Cubic Controllers and the US Standards Question

The vendor layer is where European and American practice diverge most sharply. In the US, signal controllers such as Cubic’s Trafficware line comply with the NEMA NTCIP 1202 database standard, and signal phase and timing data is broadcast to vehicles in the SAE J2735 format alongside intersection MAP geometry.

Bridging NTCIP 1202 controller output into J2735-compatible messages is the practical translation work that connected-vehicle deployments in the US must handle. Getting that conversion right, at low latency and with automated quality checks, is effectively what phase one is stress-testing on Treat Boulevard.

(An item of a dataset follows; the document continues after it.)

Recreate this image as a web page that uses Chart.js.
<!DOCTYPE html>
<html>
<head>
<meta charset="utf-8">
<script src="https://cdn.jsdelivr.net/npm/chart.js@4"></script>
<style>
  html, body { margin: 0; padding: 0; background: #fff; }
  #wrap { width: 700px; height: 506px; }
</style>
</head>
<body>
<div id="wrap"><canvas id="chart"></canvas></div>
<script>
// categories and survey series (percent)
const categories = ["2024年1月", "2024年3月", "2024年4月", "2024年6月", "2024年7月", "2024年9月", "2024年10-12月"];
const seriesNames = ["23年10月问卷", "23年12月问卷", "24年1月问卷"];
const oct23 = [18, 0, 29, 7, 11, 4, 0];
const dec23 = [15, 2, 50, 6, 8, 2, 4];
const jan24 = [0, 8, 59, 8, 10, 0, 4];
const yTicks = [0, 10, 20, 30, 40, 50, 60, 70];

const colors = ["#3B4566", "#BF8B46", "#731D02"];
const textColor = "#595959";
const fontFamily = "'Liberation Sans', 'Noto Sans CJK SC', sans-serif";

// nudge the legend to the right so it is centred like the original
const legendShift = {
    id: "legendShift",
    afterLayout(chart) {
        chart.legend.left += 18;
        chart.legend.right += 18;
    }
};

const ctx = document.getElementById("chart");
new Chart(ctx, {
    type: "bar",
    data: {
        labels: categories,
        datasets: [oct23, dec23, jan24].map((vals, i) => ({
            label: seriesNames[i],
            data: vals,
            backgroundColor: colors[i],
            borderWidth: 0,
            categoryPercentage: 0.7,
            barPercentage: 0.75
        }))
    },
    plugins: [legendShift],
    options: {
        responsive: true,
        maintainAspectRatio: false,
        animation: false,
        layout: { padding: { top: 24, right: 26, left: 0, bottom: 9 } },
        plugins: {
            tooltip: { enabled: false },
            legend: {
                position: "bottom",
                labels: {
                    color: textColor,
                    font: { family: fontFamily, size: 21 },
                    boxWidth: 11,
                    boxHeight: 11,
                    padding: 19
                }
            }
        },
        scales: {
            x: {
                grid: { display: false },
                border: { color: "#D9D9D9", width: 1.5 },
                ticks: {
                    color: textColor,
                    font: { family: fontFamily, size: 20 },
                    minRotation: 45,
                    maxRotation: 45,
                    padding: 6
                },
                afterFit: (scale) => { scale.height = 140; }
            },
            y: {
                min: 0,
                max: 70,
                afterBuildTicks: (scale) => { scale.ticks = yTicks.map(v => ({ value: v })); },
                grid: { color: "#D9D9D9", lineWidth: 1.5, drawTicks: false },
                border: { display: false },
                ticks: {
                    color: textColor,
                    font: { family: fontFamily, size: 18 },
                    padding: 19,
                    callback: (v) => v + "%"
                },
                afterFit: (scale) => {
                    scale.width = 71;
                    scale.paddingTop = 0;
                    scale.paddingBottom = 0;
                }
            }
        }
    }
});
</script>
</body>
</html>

The wider regulatory backdrop adds urgency. The Federal Communications Commission reallocated part of the 5.9 GHz safety band in 2020 and, in late 2024, finalized rules moving the sector from DSRC toward cellular vehicle-to-everything (C-V2X), pushing agencies to rethink how their signals talk to vehicles. A cloud-based, standards-agnostic data layer is one way to insulate agencies from that churn.

The Coast2Coast Route and Dutch Export Strategy

The project did not appear in isolation. CCTA and Monotch are both members of the Coast2Coast (C2C) transatlantic collaboration, which Monotch joined in 2024, and the US deployment grew out of a C2C delegation visit to the Netherlands, where the nationwide TLEX rollout was demonstrated. Officials from the Province of North Holland were among the partners involved on the European side.

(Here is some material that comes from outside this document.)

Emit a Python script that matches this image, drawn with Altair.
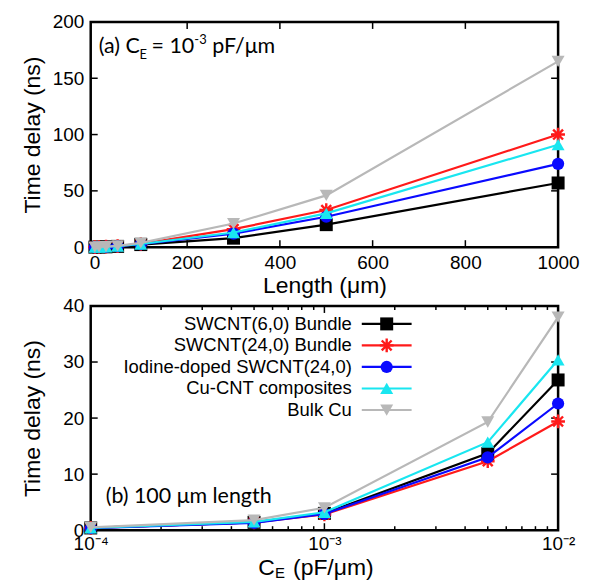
import altair as alt
import pandas as pd

# ---------------- data ----------------
series = ["SWCNT(6,0) Bundle", "SWCNT(24,0) Bundle", "Iodine-doped SWCNT(24,0)",
          "Cu-CNT composites", "Bulk Cu"]
colors = ["#000000", "#ff1a1a", "#0a0aff", "#19e6f0", "#b8b8b8"]

# panel (a): delay vs length at C_E = 1e-3 pF/um
lengths = [1, 10, 25, 50, 100, 300, 500, 1000]
delay_a = {
    "SWCNT(6,0) Bundle":        [0.02, 0.10, 0.30, 0.70, 2.3, 8, 20, 57],
    "SWCNT(24,0) Bundle":       [0.03, 0.15, 0.40, 0.90, 3.0, 16, 33, 100],
    "Iodine-doped SWCNT(24,0)": [0.02, 0.12, 0.30, 0.80, 2.6, 12, 27, 74],
    "Cu-CNT composites":        [0.03, 0.13, 0.35, 0.85, 2.8, 13, 30, 91],
    "Bulk Cu":                  [0.03, 0.20, 0.50, 1.10, 3.8, 21, 46, 165],
}

# panel (b): delay vs C_E at 100 um length
ce = [1e-4, 5e-4, 1e-3, 5e-3, 1e-2]
delay_b = {
    "SWCNT(6,0) Bundle":        [0.40, 1.4, 3.0, 13.7, 26.8],
    "SWCNT(24,0) Bundle":       [0.40, 1.4, 2.8, 12.3, 19.4],
    "Iodine-doped SWCNT(24,0)": [0.35, 1.3, 2.9, 13.0, 22.6],
    "Cu-CNT composites":        [0.40, 1.5, 3.2, 15.7, 30.4],
    "Bulk Cu":                  [0.50, 1.8, 4.0, 19.3, 38.0],
}

len_ticks = [0, 200, 400, 600, 800, 1000]
len_inner_ticks = [200, 400, 600, 800]
ya_ticks = [0, 50, 100, 150, 200]
ya_inner_ticks = [50, 100, 150]
ce_major = [1e-4, 1e-3, 1e-2]
ce_minor = [2e-4, 3e-4, 4e-4, 5e-4, 6e-4, 7e-4, 8e-4, 9e-4,
            2e-3, 3e-3, 4e-3, 5e-3, 6e-3, 7e-3, 8e-3, 9e-3]
yb_ticks = [0, 10, 20, 30, 40]
yb_inner_ticks = [10, 20, 30]

# ---------------- style ----------------
ASTERISK = "M-1,0L1,0M0,-1L0,1M-0.72,-0.72L0.72,0.72M-0.72,0.72L0.72,-0.72"
shapes = ["square", ASTERISK, "circle", "triangle-up", "triangle-down"]
sizes = [170, 190, 150, 170, 170]

W, HA, HB = 469, 226, 225
FONT = "Liberation Sans"
LFONT = "Lato"
LW = 2.2
TICK = 7
MINOR = 4

# ---------------- encodings ----------------
def x_a(field):
    return alt.X(f"{field}:Q", scale=alt.Scale(domain=[-8, 1000], nice=False, zero=False),
                 axis=alt.Axis(values=len_ticks, format="d", ticks=False, tickSize=0, domain=False,
                               grid=False, labelFontSize=19, labelPadding=6, labelFlush=False,
                               title="Length (μm)", titleFontSize=23, titleFontWeight="normal",
                               titlePadding=2))

def y_a(field):
    return alt.Y(f"{field}:Q", scale=alt.Scale(domain=[0, 200], nice=False),
                 axis=alt.Axis(values=ya_ticks, ticks=False, tickSize=0, domain=False, grid=False,
                               labelFontSize=19, labelPadding=7, minExtent=42, maxExtent=42,
                               title="Time delay (ns)", titleFontSize=23, titleFontWeight="normal",
                               titlePadding=4))

def x_b(field):
    return alt.X(f"{field}:Q", scale=alt.Scale(type="log", domain=[1e-4, 1e-2], nice=False),
                 axis=alt.Axis(values=ce_major, ticks=False, tickSize=0, domain=False, grid=False,
                               labelFontSize=19, labelPadding=4, labelFlush=False,
                               labelExpr="datum.value < 0.0005 ? '10⁻⁴' : (datum.value < 0.005 ? '10⁻³' : '10⁻²')",
                               title=None))

def y_b(field):
    return alt.Y(f"{field}:Q", scale=alt.Scale(domain=[0, 40], nice=False),
                 axis=alt.Axis(values=yb_ticks, ticks=False, tickSize=0, domain=False, grid=False,
                               labelFontSize=19, labelPadding=7, minExtent=42, maxExtent=42,
                               title="Time delay (ns)", titleFontSize=23, titleFontWeight="normal",
                               titlePadding=4))


def series_layers(xs, table, xenc, yenc):
    layers = []
    for i, s in enumerate(series):
        df = pd.DataFrame({"x": xs, "y": table[s]})
        line = alt.Chart(df).mark_line(color=colors[i], strokeWidth=LW).encode(x=xenc("x"), y=yenc("y"))
        if shapes[i] == ASTERISK:
            pt = alt.Chart(df).mark_point(shape=ASTERISK, filled=False, stroke=colors[i],
                                          strokeWidth=2.4, size=sizes[i], opacity=1)
        else:
            pt = alt.Chart(df).mark_point(shape=shapes[i], filled=True, color=colors[i],
                                          size=sizes[i], opacity=1)
        layers += [line, pt.encode(x=xenc("x"), y=yenc("y"))]
    return layers


def inner_ticks_x(vals, xenc, h, size, width=1.5):
    df = pd.DataFrame({"v": vals})
    bot = alt.Chart(df).mark_rule(color="black", strokeWidth=width).encode(
        x=xenc("v"), y=alt.value(h), y2=alt.value(h - size))
    top = alt.Chart(df).mark_rule(color="black", strokeWidth=width).encode(
        x=xenc("v"), y=alt.value(0), y2=alt.value(size))
    return [bot, top]


def inner_ticks_y(vals, yenc, size, width=1.5):
    df = pd.DataFrame({"v": vals})
    left = alt.Chart(df).mark_rule(color="black", strokeWidth=width).encode(
        y=yenc("v"), x=alt.value(0), x2=alt.value(size))
    right = alt.Chart(df).mark_rule(color="black", strokeWidth=width).encode(
        y=yenc("v"), x=alt.value(W), x2=alt.value(W - size))
    return [left, right]


one = pd.DataFrame({"a": [0]})

def txt(text, x, y, size, font=LFONT, align="left", baseline="alphabetic"):
    return alt.Chart(one).mark_text(text=text, font=font, fontSize=size, align=align,
                                    baseline=baseline, color="black").encode(
        x=alt.value(x), y=alt.value(y))

# ---------------- panel (a) ----------------
layers_a = []
layers_a += inner_ticks_x(len_inner_ticks, x_a, HA, TICK)
layers_a += inner_ticks_y(ya_inner_ticks, y_a, TICK)
layers_a += series_layers(lengths, delay_a, x_a, y_a)
layers_a += [
    txt("(a) C", 8, 31, 21.5),
    txt("E", 49, 37, 13),
    txt("= 10", 61, 31, 21.5),
    txt("-3", 104, 22, 13),
    txt("pF/μm", 122, 31, 21.5),
]
panel_a = alt.layer(*layers_a).properties(width=W, height=HA)

# ---------------- panel (b) ----------------
layers_b = []
layers_b += inner_ticks_x(ce_minor, x_b, HB, MINOR)
layers_b += inner_ticks_x([1e-3], x_b, HB, TICK)
layers_b += inner_ticks_y(yb_inner_ticks, y_b, TICK)
layers_b += series_layers(ce, delay_b, x_b, y_b)

# legend (inside, labels right-aligned left of the samples)
LEG_TEXT_X, LEG_L0, LEG_L1, LEG_M = 262, 272, 322, 297
for i, s in enumerate(series):
    yy = 18 + i * 21.6
    layers_b.append(txt(s, LEG_TEXT_X, yy, 18.5, font=FONT, align="right", baseline="middle"))
    layers_b.append(alt.Chart(one).mark_rule(color=colors[i], strokeWidth=LW).encode(
        x=alt.value(LEG_L0), x2=alt.value(LEG_L1), y=alt.value(yy)))
    if shapes[i] == ASTERISK:
        m = alt.Chart(one).mark_point(shape=ASTERISK, filled=False, stroke=colors[i],
                                      strokeWidth=2.4, size=sizes[i], opacity=1)
    else:
        m = alt.Chart(one).mark_point(shape=shapes[i], filled=True, color=colors[i],
                                      size=sizes[i], opacity=1)
    layers_b.append(m.encode(x=alt.value(LEG_M), y=alt.value(yy)))

layers_b += [
    txt("(b) 100 μm length", 15, 198, 21.5),
    txt("C", 168, 270, 23, font=FONT),
    txt("E", 185, 273, 15, font=FONT),
    txt("(pF/μm)", 203, 270, 23, font=FONT),
]
panel_b = alt.layer(*layers_b).properties(width=W, height=HB)

chart = alt.vconcat(panel_a, panel_b, spacing=59, bounds="flush").properties(
    padding={"left": 12, "top": 2, "right": 5, "bottom": 0}
).configure_view(stroke="black", strokeWidth=2.5).configure_axis(
    labelFont=FONT, titleFont=FONT, labelColor="black", titleColor="black"
)

chart.save("out.html", embed_options={"renderer": "svg", "actions": False})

RVO’s backing signals a broader Dutch strategy of positioning national mobility technology in export markets. For a company building a US footprint, a first American reference customer with CCTA’s profile carries more weight than a pilot with an unknown agency.

CCTA itself is not an ordinary county body. It plans and funds transportation across Contra Costa County and operates GoMentum Station in Concord, one of the largest secure connected and automated vehicle proving grounds in the United States. Running the TLEX test on public streets rather than inside that closed course signals a move from controlled testing toward municipal deployment.

How the Demonstration Fits a Wider US V2X Build-Out

The Concord test lands as US agencies accelerate connected-vehicle programs at scale. In Arizona, the Maricopa County Department of Transportation recently awarded a contract to secure a 750-intersection V2X network across the Phoenix area, built on SAE J2735 messaging and IEEE 1609.2 security, underscoring how quickly signal priority, pre-emption, and safety messaging are moving from pilots to procurement.

Monotch’s own European track record extends beyond the Netherlands to projects in Belgium, where TLEX underpins the Flanders Mobilidata program across roughly 250 intelligent traffic lights, as well as work in Finland and Sweden. The open question the Concord demonstration seeks to answer is whether that portfolio transfers cleanly onto US controllers and standards.

“This project shows what is possible when public agencies, technology providers, and international partners work together on practical connected mobility innovation,” said Tim Haile, Executive Director of CCTA, in the project announcement. “By demonstrating real-time, bi-directional data exchange with existing traffic signal infrastructure, we are laying the groundwork for safer, smarter and more coordinated mobility services.”

What a Successful Year Would Signal for the Market

For CCTA, a working demonstration would extend a decade of connected and automated vehicle experience from a proving ground onto live public streets. For Monotch, it would convert a European reputation into a US beachhead.

The broader stakes are about risk perception. If a platform hardened across national European networks can run cleanly on American controllers and standards, it lowers the perceived risk for every US agency weighing a connected-mobility program on infrastructure it already owns. That, rather than the length of one boulevard, is why the sector is watching Concord.